-- Start of Extracted data --

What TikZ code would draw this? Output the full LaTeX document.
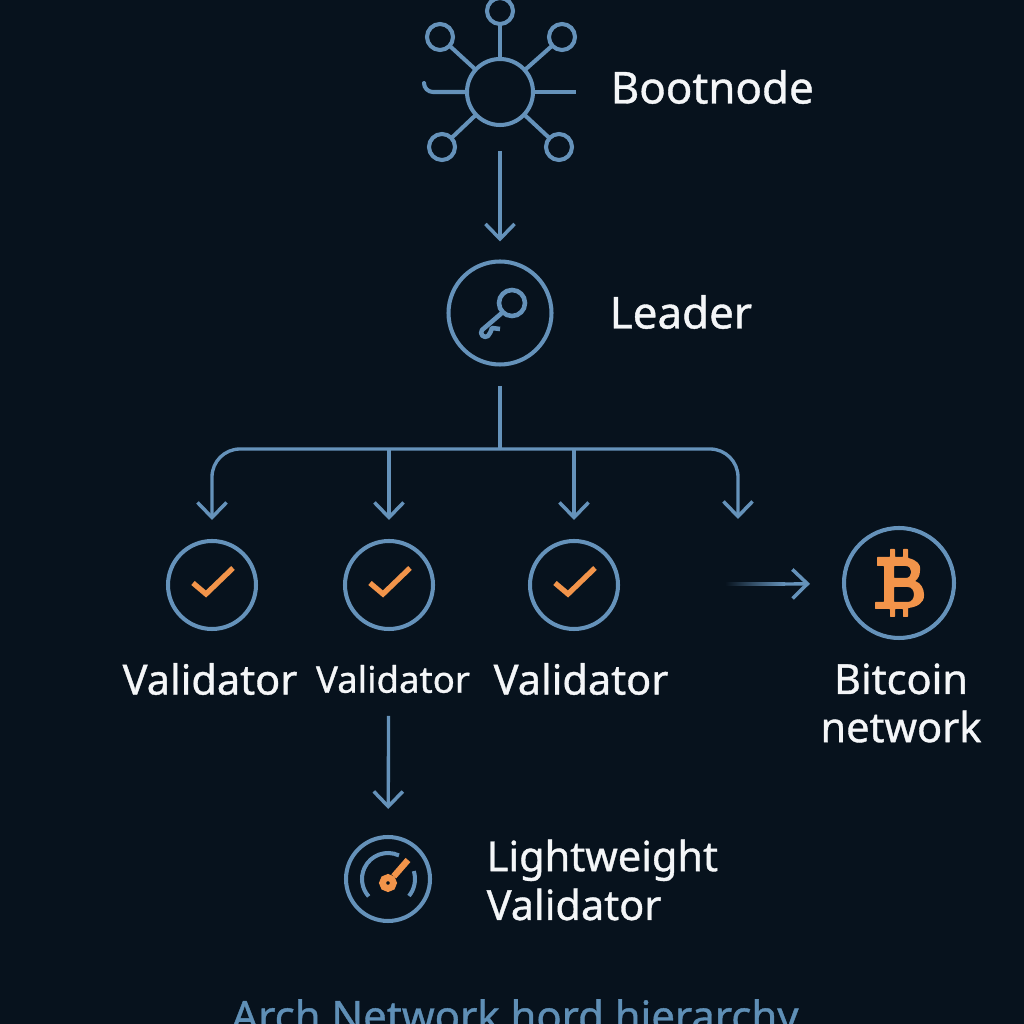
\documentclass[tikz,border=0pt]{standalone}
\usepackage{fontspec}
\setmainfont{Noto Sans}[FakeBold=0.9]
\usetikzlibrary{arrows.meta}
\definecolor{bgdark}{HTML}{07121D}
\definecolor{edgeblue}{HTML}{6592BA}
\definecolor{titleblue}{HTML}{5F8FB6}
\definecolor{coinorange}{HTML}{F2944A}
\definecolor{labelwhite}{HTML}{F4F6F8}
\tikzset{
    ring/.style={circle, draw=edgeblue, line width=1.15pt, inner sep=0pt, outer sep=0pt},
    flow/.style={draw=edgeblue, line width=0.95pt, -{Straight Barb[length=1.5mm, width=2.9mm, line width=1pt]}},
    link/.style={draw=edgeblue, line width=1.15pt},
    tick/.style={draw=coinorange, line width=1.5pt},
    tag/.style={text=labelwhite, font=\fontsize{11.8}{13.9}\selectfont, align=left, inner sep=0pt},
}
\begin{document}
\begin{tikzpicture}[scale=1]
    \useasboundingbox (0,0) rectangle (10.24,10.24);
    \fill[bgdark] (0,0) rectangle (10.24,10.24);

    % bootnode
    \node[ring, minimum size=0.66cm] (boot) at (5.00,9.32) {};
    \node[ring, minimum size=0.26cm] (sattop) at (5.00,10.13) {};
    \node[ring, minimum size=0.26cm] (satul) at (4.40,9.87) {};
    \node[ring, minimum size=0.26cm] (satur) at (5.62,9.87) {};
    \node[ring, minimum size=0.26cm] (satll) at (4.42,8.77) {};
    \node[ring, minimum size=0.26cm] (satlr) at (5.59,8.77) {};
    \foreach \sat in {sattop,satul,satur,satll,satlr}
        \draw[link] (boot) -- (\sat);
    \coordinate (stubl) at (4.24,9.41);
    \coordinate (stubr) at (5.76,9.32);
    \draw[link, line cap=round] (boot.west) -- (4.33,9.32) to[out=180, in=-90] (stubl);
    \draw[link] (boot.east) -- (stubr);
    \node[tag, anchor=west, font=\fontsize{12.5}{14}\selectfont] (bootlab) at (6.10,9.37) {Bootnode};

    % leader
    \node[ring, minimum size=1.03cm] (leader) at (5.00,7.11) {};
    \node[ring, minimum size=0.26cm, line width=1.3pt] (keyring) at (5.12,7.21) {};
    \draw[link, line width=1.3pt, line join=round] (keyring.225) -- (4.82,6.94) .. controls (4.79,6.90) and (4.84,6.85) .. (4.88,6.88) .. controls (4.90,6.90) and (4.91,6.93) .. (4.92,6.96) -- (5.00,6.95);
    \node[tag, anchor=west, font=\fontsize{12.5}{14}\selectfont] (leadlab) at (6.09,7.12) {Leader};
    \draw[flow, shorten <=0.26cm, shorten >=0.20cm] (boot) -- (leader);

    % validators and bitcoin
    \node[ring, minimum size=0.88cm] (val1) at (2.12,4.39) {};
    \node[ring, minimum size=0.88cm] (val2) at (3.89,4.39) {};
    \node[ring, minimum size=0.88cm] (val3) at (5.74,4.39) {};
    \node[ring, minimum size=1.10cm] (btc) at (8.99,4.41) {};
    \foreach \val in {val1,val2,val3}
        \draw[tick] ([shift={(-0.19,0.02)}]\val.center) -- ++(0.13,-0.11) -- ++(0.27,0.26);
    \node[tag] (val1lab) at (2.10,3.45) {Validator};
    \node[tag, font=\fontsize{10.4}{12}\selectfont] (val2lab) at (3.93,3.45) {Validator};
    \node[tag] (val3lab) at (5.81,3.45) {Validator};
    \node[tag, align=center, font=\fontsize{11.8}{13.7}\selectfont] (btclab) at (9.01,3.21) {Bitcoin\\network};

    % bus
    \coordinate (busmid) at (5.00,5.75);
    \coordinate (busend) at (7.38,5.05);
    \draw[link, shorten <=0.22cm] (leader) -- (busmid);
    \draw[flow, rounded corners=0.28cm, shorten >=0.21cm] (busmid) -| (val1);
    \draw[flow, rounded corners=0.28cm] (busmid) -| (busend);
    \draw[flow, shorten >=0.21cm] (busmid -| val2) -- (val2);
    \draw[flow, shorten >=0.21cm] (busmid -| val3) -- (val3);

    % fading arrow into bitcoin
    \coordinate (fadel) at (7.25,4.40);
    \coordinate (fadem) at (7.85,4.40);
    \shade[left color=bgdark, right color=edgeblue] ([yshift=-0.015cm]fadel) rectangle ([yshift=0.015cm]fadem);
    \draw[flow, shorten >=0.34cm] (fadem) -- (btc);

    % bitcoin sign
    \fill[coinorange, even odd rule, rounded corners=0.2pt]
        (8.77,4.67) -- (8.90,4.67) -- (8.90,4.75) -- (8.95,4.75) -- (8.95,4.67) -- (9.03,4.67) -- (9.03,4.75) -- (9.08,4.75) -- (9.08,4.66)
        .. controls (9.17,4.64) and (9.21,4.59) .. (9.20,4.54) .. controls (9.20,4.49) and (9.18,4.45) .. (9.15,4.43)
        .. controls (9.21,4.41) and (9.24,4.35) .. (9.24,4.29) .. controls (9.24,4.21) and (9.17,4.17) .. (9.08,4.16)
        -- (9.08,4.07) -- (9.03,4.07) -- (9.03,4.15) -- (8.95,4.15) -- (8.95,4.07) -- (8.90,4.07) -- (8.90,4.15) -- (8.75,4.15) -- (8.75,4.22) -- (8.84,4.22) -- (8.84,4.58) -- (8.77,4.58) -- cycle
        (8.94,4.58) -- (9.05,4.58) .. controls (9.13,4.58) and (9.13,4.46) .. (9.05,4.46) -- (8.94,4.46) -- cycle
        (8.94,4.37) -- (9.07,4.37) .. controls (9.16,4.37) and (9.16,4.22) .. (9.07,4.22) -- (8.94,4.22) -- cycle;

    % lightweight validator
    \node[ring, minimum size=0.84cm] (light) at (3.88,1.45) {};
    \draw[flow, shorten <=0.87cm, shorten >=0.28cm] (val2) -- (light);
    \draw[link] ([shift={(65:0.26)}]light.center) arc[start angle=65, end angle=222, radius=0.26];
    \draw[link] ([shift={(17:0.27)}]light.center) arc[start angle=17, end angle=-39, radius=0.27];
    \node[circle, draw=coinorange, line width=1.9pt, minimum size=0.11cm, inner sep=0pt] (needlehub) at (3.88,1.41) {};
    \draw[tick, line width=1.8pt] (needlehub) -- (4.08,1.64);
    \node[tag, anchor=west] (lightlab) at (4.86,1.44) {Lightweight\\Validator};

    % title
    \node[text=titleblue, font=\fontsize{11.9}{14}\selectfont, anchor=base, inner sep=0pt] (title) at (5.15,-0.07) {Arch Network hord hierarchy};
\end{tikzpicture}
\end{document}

-- End of Extracted data --
-- Start of Extracted data --

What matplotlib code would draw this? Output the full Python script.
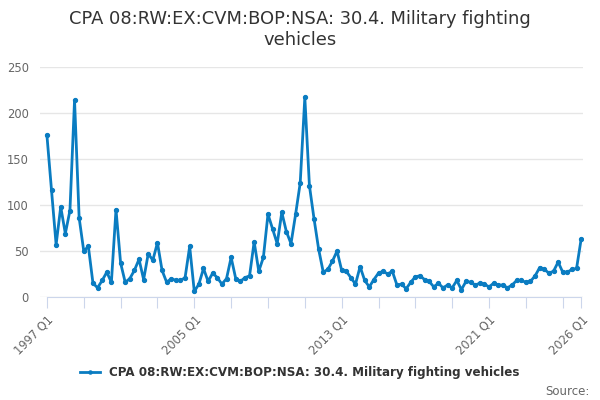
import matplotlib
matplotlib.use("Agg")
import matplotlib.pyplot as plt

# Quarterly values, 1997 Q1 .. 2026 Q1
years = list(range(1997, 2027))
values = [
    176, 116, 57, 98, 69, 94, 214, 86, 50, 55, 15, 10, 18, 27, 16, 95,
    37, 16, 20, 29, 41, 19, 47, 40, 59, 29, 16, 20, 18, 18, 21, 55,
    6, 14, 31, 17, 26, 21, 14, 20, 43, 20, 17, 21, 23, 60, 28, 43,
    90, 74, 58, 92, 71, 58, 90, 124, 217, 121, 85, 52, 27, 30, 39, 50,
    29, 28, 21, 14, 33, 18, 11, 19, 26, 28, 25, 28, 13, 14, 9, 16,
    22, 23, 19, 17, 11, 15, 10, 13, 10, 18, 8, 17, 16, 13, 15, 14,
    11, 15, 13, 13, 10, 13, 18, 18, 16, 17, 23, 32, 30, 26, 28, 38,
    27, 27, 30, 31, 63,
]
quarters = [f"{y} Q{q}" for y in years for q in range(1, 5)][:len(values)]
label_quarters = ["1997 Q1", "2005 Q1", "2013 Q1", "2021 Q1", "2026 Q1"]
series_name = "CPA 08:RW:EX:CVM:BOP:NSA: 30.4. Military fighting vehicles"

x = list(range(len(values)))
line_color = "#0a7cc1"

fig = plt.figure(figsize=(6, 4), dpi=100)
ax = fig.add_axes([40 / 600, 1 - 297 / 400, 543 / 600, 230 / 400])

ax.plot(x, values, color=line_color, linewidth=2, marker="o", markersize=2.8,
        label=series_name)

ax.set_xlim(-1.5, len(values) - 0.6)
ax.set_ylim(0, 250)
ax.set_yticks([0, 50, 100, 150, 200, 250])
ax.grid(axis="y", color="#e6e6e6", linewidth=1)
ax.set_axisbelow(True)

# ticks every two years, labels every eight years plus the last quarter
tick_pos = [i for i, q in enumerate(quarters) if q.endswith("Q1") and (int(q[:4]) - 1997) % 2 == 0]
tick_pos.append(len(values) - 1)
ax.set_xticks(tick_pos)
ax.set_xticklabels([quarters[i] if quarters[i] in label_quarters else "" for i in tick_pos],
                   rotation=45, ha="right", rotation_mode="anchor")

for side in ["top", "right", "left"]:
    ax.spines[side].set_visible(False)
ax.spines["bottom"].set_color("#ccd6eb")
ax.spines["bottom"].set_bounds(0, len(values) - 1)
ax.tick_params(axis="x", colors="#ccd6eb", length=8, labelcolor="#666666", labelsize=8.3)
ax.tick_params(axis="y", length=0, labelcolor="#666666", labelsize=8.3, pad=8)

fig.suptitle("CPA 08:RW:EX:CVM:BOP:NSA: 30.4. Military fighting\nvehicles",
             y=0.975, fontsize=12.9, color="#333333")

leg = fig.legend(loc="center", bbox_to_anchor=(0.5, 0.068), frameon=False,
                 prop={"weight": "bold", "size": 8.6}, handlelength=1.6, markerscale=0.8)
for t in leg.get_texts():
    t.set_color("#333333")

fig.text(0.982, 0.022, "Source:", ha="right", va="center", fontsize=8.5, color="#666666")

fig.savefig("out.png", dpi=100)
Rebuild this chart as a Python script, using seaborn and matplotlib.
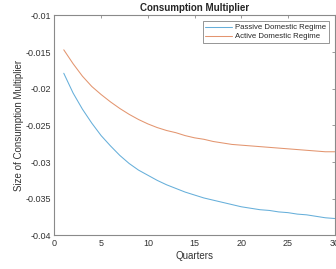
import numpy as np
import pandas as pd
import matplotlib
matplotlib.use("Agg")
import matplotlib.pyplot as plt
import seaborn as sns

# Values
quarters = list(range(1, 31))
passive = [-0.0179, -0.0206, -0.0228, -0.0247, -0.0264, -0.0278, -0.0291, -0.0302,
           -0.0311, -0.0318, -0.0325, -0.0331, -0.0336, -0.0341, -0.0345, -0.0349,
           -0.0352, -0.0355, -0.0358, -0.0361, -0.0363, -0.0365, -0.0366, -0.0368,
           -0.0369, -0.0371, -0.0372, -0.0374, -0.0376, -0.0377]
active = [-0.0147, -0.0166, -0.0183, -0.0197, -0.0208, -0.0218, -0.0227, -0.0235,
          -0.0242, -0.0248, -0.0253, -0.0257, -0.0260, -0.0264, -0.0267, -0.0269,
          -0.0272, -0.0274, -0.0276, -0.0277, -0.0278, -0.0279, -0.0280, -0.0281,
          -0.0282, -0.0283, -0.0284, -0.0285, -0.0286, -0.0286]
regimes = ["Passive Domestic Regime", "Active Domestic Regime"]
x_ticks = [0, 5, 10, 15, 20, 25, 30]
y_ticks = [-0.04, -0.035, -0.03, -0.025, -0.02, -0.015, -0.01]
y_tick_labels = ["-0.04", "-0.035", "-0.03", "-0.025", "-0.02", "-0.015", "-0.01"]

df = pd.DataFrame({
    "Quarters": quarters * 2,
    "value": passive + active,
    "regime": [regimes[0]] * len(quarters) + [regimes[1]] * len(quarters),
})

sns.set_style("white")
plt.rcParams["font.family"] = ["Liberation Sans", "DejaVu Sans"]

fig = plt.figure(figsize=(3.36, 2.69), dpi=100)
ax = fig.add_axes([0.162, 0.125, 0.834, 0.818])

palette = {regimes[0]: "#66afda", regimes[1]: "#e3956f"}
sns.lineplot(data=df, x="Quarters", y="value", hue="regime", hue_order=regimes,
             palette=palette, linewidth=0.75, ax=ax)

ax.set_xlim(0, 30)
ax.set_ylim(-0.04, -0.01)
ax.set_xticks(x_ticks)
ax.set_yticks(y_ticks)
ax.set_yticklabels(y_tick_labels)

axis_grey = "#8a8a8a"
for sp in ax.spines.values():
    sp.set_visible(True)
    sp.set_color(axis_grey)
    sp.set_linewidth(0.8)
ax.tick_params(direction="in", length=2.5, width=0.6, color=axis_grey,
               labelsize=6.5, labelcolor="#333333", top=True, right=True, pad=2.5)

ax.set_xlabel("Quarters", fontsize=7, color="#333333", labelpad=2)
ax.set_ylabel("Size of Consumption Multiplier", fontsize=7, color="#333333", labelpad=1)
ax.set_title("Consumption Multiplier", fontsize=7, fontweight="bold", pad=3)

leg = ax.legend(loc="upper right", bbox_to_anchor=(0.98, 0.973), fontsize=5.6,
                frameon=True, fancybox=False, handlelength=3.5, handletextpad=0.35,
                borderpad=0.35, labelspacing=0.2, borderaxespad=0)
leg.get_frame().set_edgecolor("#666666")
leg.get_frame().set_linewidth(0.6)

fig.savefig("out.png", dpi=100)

-- End of Extracted data --

- [What is asked]:
Where a line of the entries contains the word "chart", copy that line.

- [Response]:
Rebuild this chart as a Python script, using seaborn and matplotlib.

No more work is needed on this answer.